Elgin Baylor, who worked in the Clippers' front office for 22 years, is suing the team and owner Donald Sterling for wrongful termination. Baylor had alleged that a racist culture existed in the organization, but the suit will now focus on age discrimination.

March 04, 2011|By Lance Pugmire
  • Former Clippers general manager Elgin Baylor speaks at a news conference alongside his wife Elaine as he announces his lawsuit against the Clippers in February 2009. Baylor has dropped part of his racial discrimination lawsuit against the team.
Former Clippers general manager Elgin Baylor speaks at a news conference… (Reed Saxon / Associated…)

Elgin Baylor on Friday dropped part of his wrongful-termination lawsuit that alleged the Clippers and owner Donald Sterling committed racial discrimination against him when Baylor was a team executive.

Baylor, 76, is pressing ahead with the rest of his wrongful-termination claim that he suffered age discrimination and was unjustly fired.
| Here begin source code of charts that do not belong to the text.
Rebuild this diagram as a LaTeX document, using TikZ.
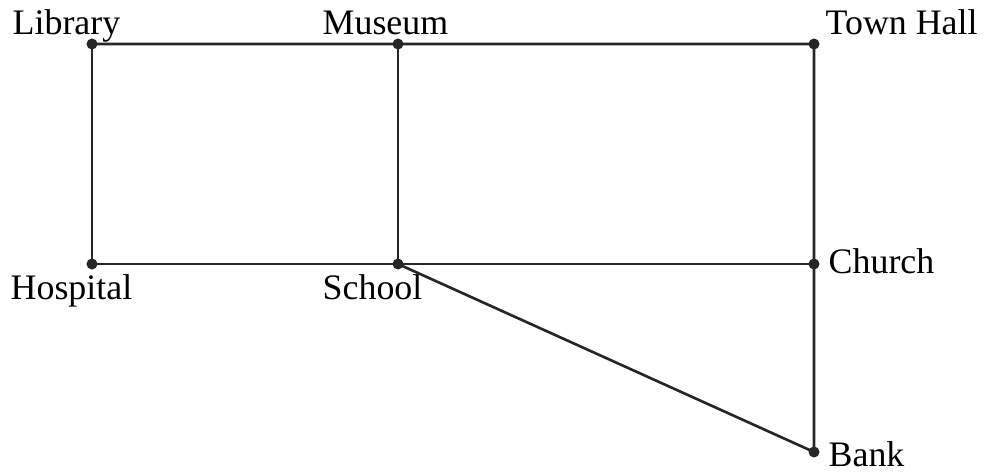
\documentclass[tikz,border=0pt]{standalone}
\usepackage{fontspec}
\setmainfont{Liberation Serif}
\begin{document}
\begin{tikzpicture}[x=0.01cm,y=-0.01cm,line join=round,line cap=round,
	place/.style={circle,fill=black!85,inner sep=0pt,minimum size=0.11cm},
	lbl/.style={inner sep=0pt,anchor=base west,font=\fontsize{10.2}{12}\selectfont},
	road/.style={line width=0.75pt,black!85}]
	\useasboundingbox (0,0) rectangle (987,473);
	% Điểm
	\node[place] (lib) at (92,44) {};
	\node[place] (mus) at (398,44) {};
	\node[place] (town) at (814,44) {};
	\node[place] (hos) at (92,264) {};
	\node[place] (sch) at (398,264) {};
	\node[place] (chu) at (814,264) {};
	\node[place] (bank) at (814,452) {};
	% Nhãn
	\node[lbl] (liblbl) at ([shift={(-80,-9)}]lib) {Library};
	\node[lbl] (muslbl) at ([shift={(-76,-9)}]mus) {Museum};
	\node[lbl] (townlbl) at ([shift={(11,-9)}]town) {Town Hall};
	\node[lbl] (hoslbl) at ([shift={(-82,36)}]hos) {Hospital};
	\node[lbl] (schlbl) at ([shift={(-76,36)}]sch) {School};
	\node[lbl] (chulbl) at ([shift={(14,10)}]chu) {Church};
	\node[lbl] (banklbl) at ([shift={(14,15)}]bank) {Bank};
	% Đường
	\draw[road] (lib.center)--(mus.center)--(town.center)--(chu.center)--(bank.center)--(sch.center);
	\draw[road] (lib.center)--(hos.center)--(sch.center)--(chu.center);
	\draw[road] (mus.center)--(sch.center);
\end{tikzpicture}
\end{document}
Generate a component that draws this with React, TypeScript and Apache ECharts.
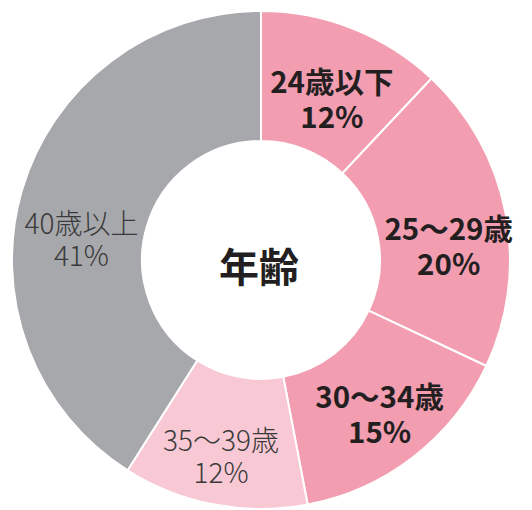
import React, { useEffect, useRef } from "react";
import * as echarts from "echarts";

const categories = ["24歳以下", "25～29歳", "30～34歳", "35～39歳", "40歳以上"];
const values = [12, 20, 15, 12, 41];
const centerTitle = "年齢";

const colors = ["#f39db1", "#f39db1", "#f39db1", "#f8c9d4", "#a7a8ac"];
const boldFlags = [true, true, true, false, false];
const labelShift: [number, number][] = [
  [2, 11],
  [4, 20],
  [4, 5],
  [-5, 11],
  [0, 30],
];

export default function App() {
  const ref = useRef<HTMLDivElement>(null);
  useEffect(() => {
    if (!ref.current) return;
    const chart = echarts.init(ref.current, undefined, { renderer: "svg" });
    const cx = 261;
    const cy = 260;
    chart.setOption({
      animation: false,
      backgroundColor: "#ffffff",
      graphic: [
        {
          type: "text",
          x: cx - 2,
          y: cy + 5,
          style: {
            text: centerTitle,
            fontSize: 40,
            fontWeight: "bold",
            fontFamily: "Noto Sans CJK JP",
            fill: "#231f20",
            textAlign: "center",
            textVerticalAlign: "middle",
          },
        },
      ],
      series: [
        {
          type: "pie",
          center: [cx, cy],
          radius: [119, 249],
          startAngle: 90,
          clockwise: true,
          avoidLabelOverlap: false,
          itemStyle: { borderColor: "#ffffff", borderWidth: 2 },
          emphasis: { disabled: true },
          labelLine: { show: false },
          labelLayout: (p: any) => ({
            dx: labelShift[p.dataIndex][0],
            dy: labelShift[p.dataIndex][1],
          }),
          data: categories.map((name, i) => ({
            name,
            value: values[i],
            itemStyle: { color: colors[i] },
            label: {
              show: true,
              position: "inside",
              formatter: "{b}\n{c}%",
              fontSize: boldFlags[i] ? 29.5 : 28,
              lineHeight: boldFlags[i] ? 35 : 32,
              fontFamily: "Noto Sans CJK JP",
              fontWeight: boldFlags[i] ? "bold" : 300,
              color: boldFlags[i] ? "#231f20" : "#3a3a3a",
              align: "center",
            },
          })),
        },
      ],
    });
    return () => chart.dispose();
  }, []);
  return (
    <div
      ref={ref}
      style={{ position: "fixed", left: 0, top: 0, width: 532, height: 510 }}
    />
  );
}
Baylor was the team's executive vice president and general manager for 22 years until August 2008.

The defendants — who also include team President Andy Roeser and the NBA — have denied the allegations.

Jury selection is scheduled for Monday, with opening statements in the Los Angeles Superior Court case possible on Tuesday.

"The team never felt that the race allegations had any merit at all," Clippers attorney Robert Platt said Friday. "It was only a matter of time before Mr. Baylor would voluntarily dismiss them. The team feels vindicated, and Donald Sterling's position all along was he never, ever engaged in any action based on race. This is a confirmation of that."

In Baylor's lawsuit, filed in February 2009, he cited Sterling's statements and alleged that a racist culture existed.

Baylor called it a "plantation mentality" in a deposition and alleged that Sterling rejected a coaching candidate, Jim Brewer, because he was black. Baylor also alleged that Sterling told No. 1 draft pick Danny Manning that his contractual demands were "a lot of money for a poor black."

"Donald Sterling steadfastly denies having ever made those statements, and he feels vindicated by the court ruling those statements are not admissible at trial," Platt said.

Judge Kenneth R. Freeman, in a hearing with attorneys Wednesday, ruled on several motions to exclude certain statements that were deemed prejudicial or not relevant. The attorneys disagreed on the impact of those rulings.

"Based on the court's tentative ruling on the summary judgment motions, the race claim was going to survive. Mr. Baylor voluntarily chose [on Friday] to dismiss the [race] claim," said Baylor's attorney, Carl Douglas.

Platt said: "We were successful in excluding alleged statements, which gave Mr. Baylor no option but to dismiss the race claim. … We anticipated from the day the lawsuit was filed that the issue of race discrimination would never get to a jury."

The Clippers also deny age discrimination against Baylor, noting their loyalty to someone who presided over a team that made four playoff appearances in 22 seasons.

Baylor countered with a 2006 memo written by Roeser in which Sterling was told, "Elgin is 72 and still not getting any younger."

According to legal documents, the team offered a severance package of $120,000 to Baylor, who never earned more than $350,000 annually with the Clippers.